Day 3 Chip Leader (Bertrand Grospellier) –

— The current chip leader is Bertrand Grospellier, a.k.a. “ElkY,” who is originally from Nancy, France. Grospellier has also lived in Korea. He presently calls London, England his home. However, given his intense travel schedule playing in poker tournaments around the world, Grospellier’s real home is spent in luxury hotels and at poker tables.

— Grospellier is a master gamesman. Prior to focusing full-time on poker, he was one of the world’s top computer game players. He lived in Korea for six years, where he mastered the video and computer game circuit, winning many top prizes.

— Grospellier already has accrued nearly $6 million in worldwide poker tournament winnings, all within the past four years. His major titles include two wins at the 2008 PokerStars Caribbean Adventure and the 2008 Festa Al Lago Championship. He also finished fourth in the NBC Heads-Up World Championship held earlier this year.

— Grospellier has yet to break through at the WSOP. He has eight cashes, all since 2006. Grospellier’s best showing was ninth place in a No-Limit Hold’em event two years ago.



“It was a very good day. The beginning was pretty slow. Then, I began to get good hands and I picked my spots pretty well.”

“I got good hands and people tried to push me off hands when I would flop sets, so it was pretty good timing. Anyone that was weak and trying to stay alive, I tried to push around but that’s about it.”


“Ivey is probably the best player in the world. I respect his game very much. I’m gonna’ play my hands, if I have good hands but I was not going out of my way to get involved with Ivey. There were so many other weaker players left, so I went after them.”

“There are ten days in the Main Event.
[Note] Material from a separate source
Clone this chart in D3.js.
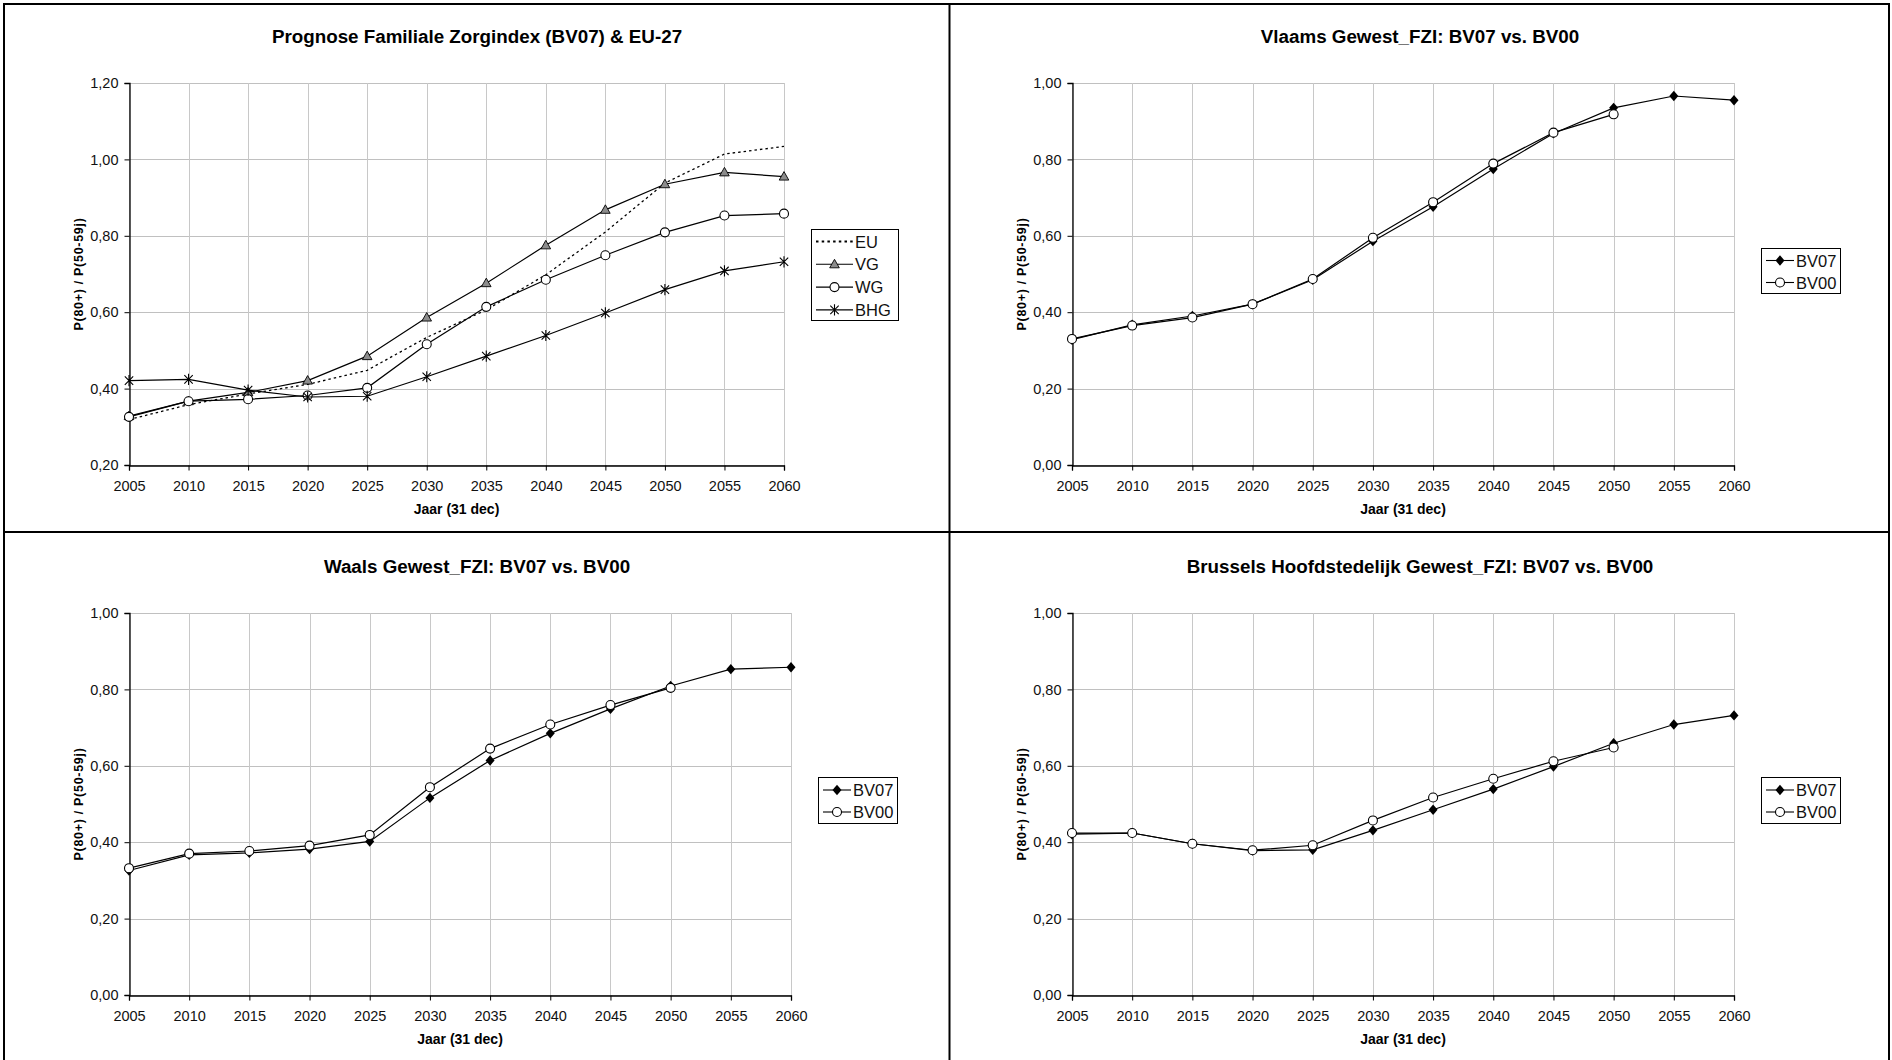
<!DOCTYPE html>
<html lang="nl">
<head>
<meta charset="utf-8">
<title>Prognose Familiale Zorgindex</title>
<script src="https://d3js.org/d3.v7.min.js"></script>
<style>
  body { margin: 0; background: #fff; }
  svg { display: block; font-family: "Liberation Sans", Arial, sans-serif; }
</style>
</head>
<body>
<svg id="chart" width="1892" height="1060"></svg>
<script>
// years on the x axis
var years = [2005, 2010, 2015, 2020, 2025, 2030, 2035, 2040, 2045, 2050, 2055, 2060]
var yearsBV00 = years.slice(0, 10)   // BV00 stops at 2050

// prognose BV07 per gewest
var vgBV07  = [0.328, 0.367, 0.390, 0.421, 0.485, 0.586, 0.676, 0.775, 0.868, 0.935, 0.966, 0.955]
var wgBV07  = [0.326, 0.367, 0.372, 0.382, 0.402, 0.516, 0.614, 0.685, 0.749, 0.809, 0.853, 0.858]
var bhgBV07 = [0.421, 0.424, 0.396, 0.378, 0.380, 0.431, 0.485, 0.539, 0.598, 0.659, 0.708, 0.732]
var euValues = [0.319, 0.358, 0.386, 0.411, 0.448, 0.534, 0.606, 0.698, 0.810, 0.938, 1.014, 1.034]

// older prognose BV00
var vgBV00  = [0.330, 0.365, 0.386, 0.421, 0.487, 0.595, 0.688, 0.789, 0.870, 0.918]
var wgBV00  = [0.332, 0.370, 0.377, 0.391, 0.419, 0.544, 0.645, 0.708, 0.759, 0.804]
var bhgBV00 = [0.424, 0.424, 0.396, 0.379, 0.392, 0.457, 0.517, 0.566, 0.612, 0.648]

var titles = [
  "Prognose Familiale Zorgindex (BV07) & EU-27",
  "Vlaams Gewest_FZI: BV07 vs. BV00",
  "Waals Gewest_FZI: BV07 vs. BV00",
  "Brussels Hoofdstedelijk Gewest_FZI: BV07 vs. BV00"
]
var xTitle = "Jaar (31 dec)"
var yTitle = "P(80+) / P(50-59j)"

var nl = d3.formatLocale({decimal: ",", thousands: ".", grouping: [3], currency: ["€", ""]})
var fmt = nl.format(".2f")

var svg = d3.select("#chart")

// markers (Excel style)
function markerPath(type) {
  if (type == "triangle") return "M0,-5L4.8,3.5L-4.8,3.5Z"
  if (type == "diamond") return "M0,-5.2L4.5,0L0,5.2L-4.5,0Z"
  if (type == "star") return "M-4.2,-4.2L4.2,4.2M-4.2,4.2L4.2,-4.2M0,-5.6L0,5.6"
  return null
}

function drawMarker(g, type, x, y) {
  if (type == "circle") {
    g.append("circle").attr("cx", x).attr("cy", y).attr("r", 4.5)
      .attr("fill", "#fff").attr("stroke", "#000").attr("stroke-width", 1.1)
  } else if (type == "triangle") {
    g.append("path").attr("d", markerPath(type)).attr("transform", "translate(" + x + "," + y + ")")
      .attr("fill", "#8c8c8c").attr("stroke", "#000").attr("stroke-width", 0.9)
  } else if (type == "diamond") {
    g.append("path").attr("d", markerPath(type)).attr("transform", "translate(" + x + "," + y + ")")
      .attr("fill", "#000")
  } else if (type == "star") {
    g.append("path").attr("d", markerPath(type)).attr("transform", "translate(" + x + "," + y + ")")
      .attr("fill", "none").attr("stroke", "#000").attr("stroke-width", 1.1)
  }
}

function drawPanel(cfg) {
  var g = svg.append("g")
  var x = d3.scaleLinear().domain([2005, 2060]).range(cfg.xr)
  var y = d3.scaleLinear().domain(cfg.yd).range(cfg.yr)
  var yTicks = d3.range(cfg.yd[0], cfg.yd[1] + 0.001, 0.2)

  // gridlines
  g.selectAll(".hg").data(yTicks).enter().append("line")
    .attr("x1", cfg.xr[0]).attr("x2", cfg.xr[1])
    .attr("y1", d => Math.round(y(d)) + 0.5).attr("y2", d => Math.round(y(d)) + 0.5)
    .attr("stroke", "#c0c0c0").attr("stroke-width", 1)
  g.selectAll(".vg").data(years).enter().append("line")
    .attr("x1", d => Math.round(x(d)) + 0.5).attr("x2", d => Math.round(x(d)) + 0.5)
    .attr("y1", cfg.yr[1]).attr("y2", cfg.yr[0])
    .attr("stroke", "#c8c8c8").attr("stroke-width", 1)

  // axes
  var yAxis = d3.axisLeft(y).tickValues(yTicks).tickFormat(fmt).tickSize(5).tickPadding(6)
  var xAxis = d3.axisBottom(x).tickValues(years).tickFormat(d3.format("d")).tickSize(5).tickPadding(10)
  var ya = g.append("g").attr("transform", "translate(" + (Math.round(cfg.xr[0]) + 0.5) + ",0)").call(yAxis)
  var xa = g.append("g").attr("transform", "translate(0," + (Math.round(cfg.yr[0]) + 0.5) + ")").call(xAxis)
  ;[ya, xa].forEach(function(a) {
    a.select(".domain").attr("stroke", "#000").attr("stroke-width", 1.3)
    a.selectAll(".tick line").attr("stroke", "#000")
    a.selectAll("text").attr("fill", "#111").style("font-size", "14.5px")
      .style("font-family", "Liberation Sans, Arial, sans-serif")
  })

  // titles
  g.append("text").attr("x", cfg.titleX).attr("y", cfg.yr[1] - 40)
    .attr("text-anchor", "middle").style("font-size", "18.8px").style("font-weight", "bold")
    .text(cfg.title)
  g.append("text").attr("x", (cfg.xr[0] + cfg.xr[1]) / 2).attr("y", cfg.yr[0] + 49)
    .attr("text-anchor", "middle").style("font-size", "14px").style("font-weight", "bold")
    .text(xTitle)
  g.append("text")
    .attr("transform", "translate(" + (cfg.xr[0] - 46) + "," + ((cfg.yr[0] + cfg.yr[1]) / 2) + ") rotate(-90)")
    .attr("text-anchor", "middle").style("font-size", "12.5px").style("font-weight", "bold")
    .style("letter-spacing", "0.7px")
    .text(yTitle)

  // series
  var line = d3.line().x(d => x(d[0])).y(d => y(d[1]))
  cfg.series.forEach(function(s) {
    var pts = s.values.map((v, i) => [s.years[i], v])
    g.append("path").datum(pts).attr("d", line)
      .attr("fill", "none").attr("stroke", "#000")
      .attr("stroke-width", s.dash ? 1.3 : 1.2)
      .attr("stroke-dasharray", s.dash ? "2.5,3" : null)
    if (s.marker) pts.forEach(p => drawMarker(g, s.marker, x(p[0]), y(p[1])))
  })

  // legend
  var L = cfg.legend
  var lg = g.append("g")
  lg.append("rect").attr("x", L.x + 0.5).attr("y", L.y + 0.5).attr("width", L.w).attr("height", L.h)
    .attr("fill", "#fff").attr("stroke", "#000").attr("stroke-width", 1)
  cfg.series.forEach(function(s, i) {
    var ey = L.y + L.first + i * L.step
    lg.append("line").attr("x1", L.x + 5).attr("x2", L.x + 5 + L.lineW)
      .attr("y1", ey).attr("y2", ey).attr("stroke", "#000")
      .attr("stroke-width", s.dash ? 2 : 1.1).attr("stroke-dasharray", s.dash ? "2.5,3.2" : null)
    if (s.marker) drawMarker(lg, s.marker, L.x + 5 + L.lineW / 2, ey)
    lg.append("text").attr("x", L.x + 7 + L.lineW).attr("y", ey + 6)
      .style("font-size", "16.5px").attr("fill", "#111").text(s.name)
  })
}

// panel frame
svg.append("rect").attr("x", 4).attr("y", 4).attr("width", 1885).attr("height", 1060)
  .attr("fill", "none").attr("stroke", "#000").attr("stroke-width", 2)
svg.append("line").attr("x1", 949.5).attr("x2", 949.5).attr("y1", 4).attr("y2", 1060)
  .attr("stroke", "#000").attr("stroke-width", 2)
svg.append("line").attr("x1", 4).attr("x2", 1889).attr("y1", 532).attr("y2", 532)
  .attr("stroke", "#000").attr("stroke-width", 2)

drawPanel({
  title: titles[0], titleX: 477, xr: [129, 784], yr: [465, 83], yd: [0.2, 1.2],
  legend: {x: 811, y: 229, w: 87, h: 91, first: 12.5, step: 22.8, lineW: 37},
  series: [
    {name: "EU", years: years, values: euValues, dash: true},
    {name: "VG", years: years, values: vgBV07, marker: "triangle"},
    {name: "WG", years: years, values: wgBV07, marker: "circle"},
    {name: "BHG", years: years, values: bhgBV07, marker: "star"}
  ]
})
drawPanel({
  title: titles[1], titleX: 1420, xr: [1072, 1734], yr: [465, 83], yd: [0, 1],
  legend: {x: 1761, y: 248, w: 79, h: 45, first: 12.5, step: 22, lineW: 28},
  series: [
    {name: "BV07", years: years, values: vgBV07, marker: "diamond"},
    {name: "BV00", years: yearsBV00, values: vgBV00, marker: "circle"}
  ]
})
drawPanel({
  title: titles[2], titleX: 477, xr: [129, 791], yr: [995, 613], yd: [0, 1],
  legend: {x: 818, y: 777, w: 79, h: 46, first: 13, step: 22, lineW: 28},
  series: [
    {name: "BV07", years: years, values: wgBV07, marker: "diamond"},
    {name: "BV00", years: yearsBV00, values: wgBV00, marker: "circle"}
  ]
})
drawPanel({
  title: titles[3], titleX: 1420, xr: [1072, 1734], yr: [995, 613], yd: [0, 1],
  legend: {x: 1761, y: 777, w: 79, h: 46, first: 13, step: 22, lineW: 28},
  series: [
    {name: "BV07", years: years, values: bhgBV07, marker: "diamond"},
    {name: "BV00", years: yearsBV00, values: bhgBV00, marker: "circle"}
  ]
})
</script>
</body>
</html>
There is so much time to wait for opponents to make mistakes. That’s why I love the Main Event. In this event you have plenty of time to play your hands, and pick your spots well.”


“The early events have a faster structure than the Main Event, which did not give me enough time to pick my spots well. I cannot play the game that I want.”


“It seems like a very, very long way to go. I just hope that I keep playing well, and that cards keep coming my way, so that I can make a good showing.”

Special thanks for Alan Fowler, WSOP Assistant Media Director, for the Bertrand Grospellier interview.

— The highest-ranked former WSOP gold bracelet winner after Day 3 is Kenny Tran, from Arcadia, CA. Tran is now ranked 20th, with 666,500 in chips.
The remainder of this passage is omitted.